Универсальная идентичность человеческого бытия выражается в непреодолимом различии, без которого мы не могли бы быть никем. Люди постоянно определяют свои конкретные способы действия, свои желания, предпочтения и т. д., отделяясь от других людей. Ошибкой будет считать, что существует правильное, объективно существующее разделение, которое распределяет людей по разным социальным идентичностям, на которое можно осмысленно ориентироваться. Социальные идентичности — это ощутимое и экономически измеримое выражение взаимных атрибуций. Это значит, что люди уже с первого взгляда оценивают друг друга на основе своих предрассудков, то есть мнений о других, которые они составляют, не присматриваясь повнимательнее. У этих мнений долгая предыстория, которая содержит много ошибок. К тому же многим людям выгодно распространение предрассудков: без предрассудков и порой морально предосудительных стереотипов с трудностями столкнулась бы, к примеру, наша рекламная индустрия, которая, как известно, навязывает нам формы жизни и обещает счастье, которому не суждено сбыться.

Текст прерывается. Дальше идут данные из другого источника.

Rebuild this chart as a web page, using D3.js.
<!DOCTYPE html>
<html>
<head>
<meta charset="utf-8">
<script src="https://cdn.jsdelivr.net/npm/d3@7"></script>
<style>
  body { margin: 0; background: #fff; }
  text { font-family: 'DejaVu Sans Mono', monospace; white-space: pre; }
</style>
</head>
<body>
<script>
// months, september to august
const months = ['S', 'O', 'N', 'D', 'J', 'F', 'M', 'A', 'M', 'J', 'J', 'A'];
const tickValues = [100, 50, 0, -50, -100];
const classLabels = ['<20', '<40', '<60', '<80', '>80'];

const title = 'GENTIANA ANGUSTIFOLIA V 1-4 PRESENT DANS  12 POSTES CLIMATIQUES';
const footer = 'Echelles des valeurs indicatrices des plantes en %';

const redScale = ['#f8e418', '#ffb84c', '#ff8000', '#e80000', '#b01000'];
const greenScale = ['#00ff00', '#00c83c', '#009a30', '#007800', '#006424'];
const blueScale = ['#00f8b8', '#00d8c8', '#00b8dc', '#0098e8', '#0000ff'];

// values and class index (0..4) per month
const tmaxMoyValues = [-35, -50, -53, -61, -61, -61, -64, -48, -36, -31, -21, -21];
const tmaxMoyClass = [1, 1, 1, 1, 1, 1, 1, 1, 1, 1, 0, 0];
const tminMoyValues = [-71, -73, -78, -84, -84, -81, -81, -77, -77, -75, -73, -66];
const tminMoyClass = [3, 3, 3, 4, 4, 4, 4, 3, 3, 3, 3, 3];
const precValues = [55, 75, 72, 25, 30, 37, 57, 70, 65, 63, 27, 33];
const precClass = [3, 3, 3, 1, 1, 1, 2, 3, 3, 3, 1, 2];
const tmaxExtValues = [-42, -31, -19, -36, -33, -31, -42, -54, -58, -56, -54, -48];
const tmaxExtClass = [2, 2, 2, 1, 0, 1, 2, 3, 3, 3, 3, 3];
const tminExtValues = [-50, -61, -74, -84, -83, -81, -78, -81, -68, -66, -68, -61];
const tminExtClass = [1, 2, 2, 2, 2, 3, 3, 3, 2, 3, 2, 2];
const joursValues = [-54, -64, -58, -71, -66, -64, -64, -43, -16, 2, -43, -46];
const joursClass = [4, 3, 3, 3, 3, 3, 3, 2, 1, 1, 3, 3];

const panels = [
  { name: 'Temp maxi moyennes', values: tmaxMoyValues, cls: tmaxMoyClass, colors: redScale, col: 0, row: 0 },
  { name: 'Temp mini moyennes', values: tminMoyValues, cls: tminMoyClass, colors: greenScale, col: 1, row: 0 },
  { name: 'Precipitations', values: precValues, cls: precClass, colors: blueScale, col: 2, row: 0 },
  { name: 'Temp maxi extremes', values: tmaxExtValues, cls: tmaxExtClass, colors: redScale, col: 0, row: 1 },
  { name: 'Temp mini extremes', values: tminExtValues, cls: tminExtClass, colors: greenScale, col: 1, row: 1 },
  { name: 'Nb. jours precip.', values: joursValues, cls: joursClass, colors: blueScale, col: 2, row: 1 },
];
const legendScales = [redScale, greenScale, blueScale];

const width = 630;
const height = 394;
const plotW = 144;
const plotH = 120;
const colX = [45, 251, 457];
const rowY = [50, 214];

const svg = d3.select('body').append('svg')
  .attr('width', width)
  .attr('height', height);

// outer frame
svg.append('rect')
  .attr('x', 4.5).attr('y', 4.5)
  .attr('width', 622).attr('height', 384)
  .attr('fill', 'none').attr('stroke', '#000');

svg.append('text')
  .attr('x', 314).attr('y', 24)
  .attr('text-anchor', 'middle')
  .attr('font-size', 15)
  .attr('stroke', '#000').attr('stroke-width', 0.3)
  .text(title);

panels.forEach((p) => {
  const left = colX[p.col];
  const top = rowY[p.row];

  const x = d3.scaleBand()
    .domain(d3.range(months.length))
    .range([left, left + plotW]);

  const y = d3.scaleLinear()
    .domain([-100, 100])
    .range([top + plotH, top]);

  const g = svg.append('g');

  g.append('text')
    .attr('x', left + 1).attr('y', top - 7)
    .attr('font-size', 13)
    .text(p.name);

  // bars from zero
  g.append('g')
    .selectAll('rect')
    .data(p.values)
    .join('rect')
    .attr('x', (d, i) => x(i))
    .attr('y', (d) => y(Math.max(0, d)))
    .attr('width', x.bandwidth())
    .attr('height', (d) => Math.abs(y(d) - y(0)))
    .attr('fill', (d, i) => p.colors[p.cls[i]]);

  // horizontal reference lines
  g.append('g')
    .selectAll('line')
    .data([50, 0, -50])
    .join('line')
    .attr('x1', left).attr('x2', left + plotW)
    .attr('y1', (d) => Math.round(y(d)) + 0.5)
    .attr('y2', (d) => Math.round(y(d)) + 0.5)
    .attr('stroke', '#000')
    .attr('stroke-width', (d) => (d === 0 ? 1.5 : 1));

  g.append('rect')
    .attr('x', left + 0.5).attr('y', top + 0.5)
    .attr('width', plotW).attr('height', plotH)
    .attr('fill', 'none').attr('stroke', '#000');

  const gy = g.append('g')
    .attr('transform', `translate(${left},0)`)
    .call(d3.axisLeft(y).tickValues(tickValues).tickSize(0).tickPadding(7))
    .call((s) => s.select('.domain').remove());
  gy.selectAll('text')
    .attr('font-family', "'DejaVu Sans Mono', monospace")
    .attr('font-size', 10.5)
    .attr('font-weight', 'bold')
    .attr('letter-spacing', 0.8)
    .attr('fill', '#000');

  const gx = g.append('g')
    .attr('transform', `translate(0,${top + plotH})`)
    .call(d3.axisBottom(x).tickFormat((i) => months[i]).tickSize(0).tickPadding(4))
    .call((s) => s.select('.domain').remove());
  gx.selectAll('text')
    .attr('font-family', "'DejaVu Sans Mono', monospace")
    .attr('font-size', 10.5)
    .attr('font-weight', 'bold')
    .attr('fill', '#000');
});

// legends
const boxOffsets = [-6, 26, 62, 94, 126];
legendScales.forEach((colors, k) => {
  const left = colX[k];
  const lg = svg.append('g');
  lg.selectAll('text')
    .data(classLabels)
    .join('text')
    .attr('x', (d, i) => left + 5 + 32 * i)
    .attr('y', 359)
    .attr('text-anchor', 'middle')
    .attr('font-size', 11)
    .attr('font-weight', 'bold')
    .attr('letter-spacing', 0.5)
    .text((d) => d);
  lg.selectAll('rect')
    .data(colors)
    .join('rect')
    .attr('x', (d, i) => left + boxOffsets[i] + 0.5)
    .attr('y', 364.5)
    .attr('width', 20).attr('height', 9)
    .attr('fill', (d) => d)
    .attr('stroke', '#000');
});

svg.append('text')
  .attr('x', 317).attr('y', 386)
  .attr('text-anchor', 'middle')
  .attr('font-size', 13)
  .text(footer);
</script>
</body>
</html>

Хороший тому пример — это изображения предполагаемых одиночек на плакатах с рекламой дейтинг-порталов. Можно уверенно сказать, что дейтинг-порталы посещают не такие ослепительно выглядящие, экономически успешные и расслабленные люди, а совершенно нормальные люди, жаждущие любовных отношений.
Распространение и производство таких идеальных представлений об успешной жизни, которые должны разжигать жажду потребления, к сожалению, в основном содержат такого рода вранье, обман и самообман. Один из моих философских учителей, политический философ Рюдигер Бубнер, в своих гейдельбергских семинарах в качестве примера этой идеи всегда приводил мечту о пустынных песчаных пляжах, по которым вы, выиграв в лотерею, гуляете с идеально выглядящим партнером. Сразу по прибытии на этот пляж вы понимаете, что там обитают опасные мошки, дует слишком сильный ветер, в прибрежном ресторане вы отравляетесь устрицами, а идеально выглядящий партнер в существенных вопросах придерживается неприемлемых для вас мнений.

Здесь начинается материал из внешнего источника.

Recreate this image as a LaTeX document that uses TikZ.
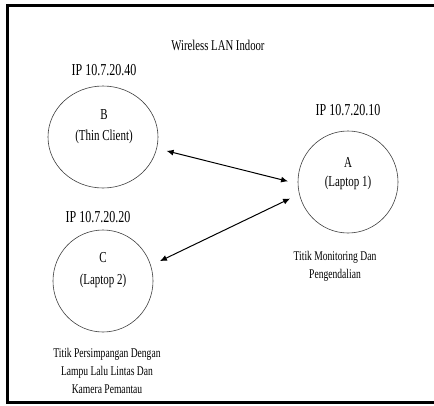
\documentclass[tikz,border=0pt]{standalone}
\usepackage{fontspec}
\setmainfont{Liberation Serif}[FakeStretch=0.72]
\usetikzlibrary{shapes.geometric,arrows.meta}

\begin{document}
\begin{tikzpicture}[x=1pt,y=1pt,
  station/.style={draw=black!75, line width=0.6pt, ellipse, inner sep=0pt},
  ttl/.style={font=\fontsize{14.9}{17}\selectfont, inner sep=0pt},
  ip/.style={font=\fontsize{16.7}{19}\selectfont, inner sep=0pt},
  inlabel/.style={font=\fontsize{15.2}{17}\selectfont, inner sep=0pt},
  note/.style={font=\fontsize{13.3}{18}\selectfont, align=center, inner sep=0pt},
  link/.style={line width=1pt,
    {Latex[length=7pt,width=6pt]}-{Latex[length=7pt,width=6pt]},
    shorten <=10pt, shorten >=10pt}]
  \path[use as bounding box, fill=white] (0,0) rectangle (434,-405);

  % outer frame, open to the right
  \draw[line width=2.2pt] (434,-5.5) -- (7.5,-5.5) -- (7.5,-402.5) -- (434,-402.5);

  \node[ttl] (title) at (218,-45) {Wireless LAN Indoor};

  % stations
  \node[station, minimum width=110pt, minimum height=102pt] (B) at (103,-137) {};
  \node[station, minimum width=100pt, minimum height=102pt] (A) at (348,-182) {};
  \node[station, minimum width=100pt, minimum height=102pt] (C) at (103,-281) {};

  \node[ip] (ipB) at (104,-70) {IP 10.7.20.40};
  \node[ip] (ipA) at (348,-110) {IP 10.7.20.10};
  \node[ip] (ipC) at (98,-217) {IP 10.7.20.20};

  \node[inlabel] (nB) at (104,-115) {B};
  \node[inlabel] (dB) at (104,-137) {(Thin Client)};
  \node[inlabel] (nA) at (348,-162) {A};
  \node[inlabel] (dA) at (348,-183) {(Laptop 1)};
  \node[inlabel] (nC) at (103,-258) {C};
  \node[inlabel] (dC) at (103,-281) {(Laptop 2)};

  \node[note] (rA) at (335,-266) {Titik Monitoring Dan\\Pengendalian};
  \node[note] (rC) at (107,-371) {Titik Persimpangan Dengan\\Lampu Lalu Lintas Dan\\Kamera Pemantau};

  % wireless links
  \draw[link] (B.-12) -- (A.182);
  \draw[link] (C.18) -- (A.194);
\end{tikzpicture}
\end{document}
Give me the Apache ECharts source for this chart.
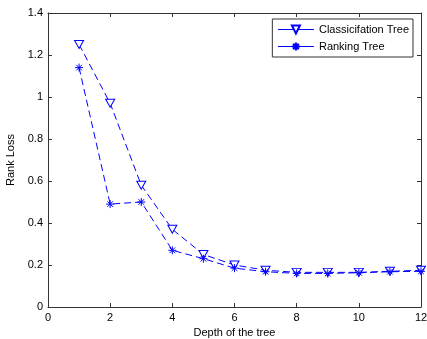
<!DOCTYPE html>
<html>
<head>
<meta charset="utf-8">
<script src="https://cdn.jsdelivr.net/npm/echarts@6/dist/echarts.min.js"></script>
<style>
  html, body { margin: 0; padding: 0; background: #fff; }
  #chart { width: 427px; height: 339px; }
</style>
</head>
<body>
<div id="chart"></div>
<script>
const depths = [1, 2, 3, 4, 5, 6, 7, 8, 9, 10, 11, 12]
const classificationTree = [1.25, 0.97, 0.58, 0.37, 0.25, 0.2, 0.175, 0.165, 0.165, 0.165, 0.17, 0.175]
const rankingTree = [1.14, 0.49, 0.5, 0.27, 0.23, 0.185, 0.168, 0.16, 0.16, 0.163, 0.168, 0.17]

const blue = "#0000ff"
const axisColor = "#333"
const font = "Liberation Sans, Arial, sans-serif"

const chart = echarts.init(document.getElementById("chart"))

const toPairs = (ys) => depths.map((d, i) => [d, ys[i]])

const boxAxis = {
  axisLine: { show: true, onZero: false, lineStyle: { color: axisColor, width: 1 } },
  axisTick: { show: true, inside: true, length: 4, lineStyle: { color: axisColor } },
  splitLine: { show: false },
}

const legendLine = { type: "solid", width: 1.2, color: blue }

const option = {
  animation: false,
  grid: { left: 48, right: 6, top: 13, bottom: 32, outerBoundsMode: "none", containLabel: false },
  legend: {
    right: 14,
    top: 19,
    orient: "vertical",
    itemWidth: 36,
    itemHeight: 10,
    itemGap: 6,
    padding: [5, 4, 5, 5],
    backgroundColor: "#fff",
    borderColor: axisColor,
    borderWidth: 1,
    borderRadius: 0,
    lineStyle: legendLine,
    textStyle: { fontFamily: font, fontSize: 11, color: "#000" },
    data: [
      { name: "Classicifation Tree", lineStyle: legendLine },
      { name: "Ranking Tree", lineStyle: legendLine },
    ],
  },
  xAxis: [
    {
      type: "value",
      min: 0,
      max: 12,
      interval: 2,
      name: "Depth of the tree",
      nameLocation: "middle",
      nameGap: 17,
      nameTextStyle: { fontFamily: font, fontSize: 11, color: "#000" },
      axisLabel: { fontFamily: font, fontSize: 11, color: "#000", margin: 5 },
      ...boxAxis,
    },
    {
      type: "value",
      position: "top",
      min: 0,
      max: 12,
      interval: 2,
      axisLabel: { show: false },
      ...boxAxis,
    },
  ],
  yAxis: [
    {
      type: "value",
      min: 0,
      max: 1.4,
      interval: 0.2,
      name: "Rank Loss",
      nameLocation: "middle",
      nameGap: 26,
      nameTextStyle: { fontFamily: font, fontSize: 11, color: "#000" },
      axisLabel: { fontFamily: font, fontSize: 11, color: "#000", margin: 5 },
      ...boxAxis,
    },
    {
      type: "value",
      position: "right",
      min: 0,
      max: 1.4,
      interval: 0.2,
      axisLabel: { show: false },
      ...boxAxis,
    },
  ],
  series: [
    {
      name: "Classicifation Tree",
      type: "line",
      data: toPairs(classificationTree),
      symbol: "path://M0,0 L10,0 L5,9 Z",
      symbolSize: [9, 8],
      showSymbol: true,
      lineStyle: { color: blue, width: 1, type: [7, 4] },
      itemStyle: { color: "#fff", borderColor: blue, borderWidth: 1 },
      z: 2,
    },
    {
      name: "Ranking Tree",
      type: "line",
      data: toPairs(rankingTree),
      symbol: "path://M5,0 L5,10 M0,5 L10,5 M1.5,1.5 L8.5,8.5 M8.5,1.5 L1.5,8.5",
      symbolSize: 8,
      showSymbol: true,
      lineStyle: { color: blue, width: 1, type: [7, 4] },
      itemStyle: { color: blue, borderColor: blue, borderWidth: 1 },
      z: 3,
    },
  ],
}

chart.setOption(option)
</script>
</body>
</html>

Здесь видно, что представления об отрешенной от дел жизни после выигрыша в лотерею иллюзорны, так как счастье, которое нам сулит выигрыш, — это только иллюзия счастья. Мы жаждем свободы, но с легкостью путаем ее с определенными местами или с обладанием чем-то, чего мы всегда хотели.
Мы всегда проецируем наши мечты об успешной жизни, как и наши страхи о загубленной жизни, на других людей и другие места. Тем самым возникают механизмы фантазии, которые структурируют нашу повседневную жизнь и не дают нам расслабиться. По этой причине мы начинаем бесцельно носиться, как пресловутые белки в колесе.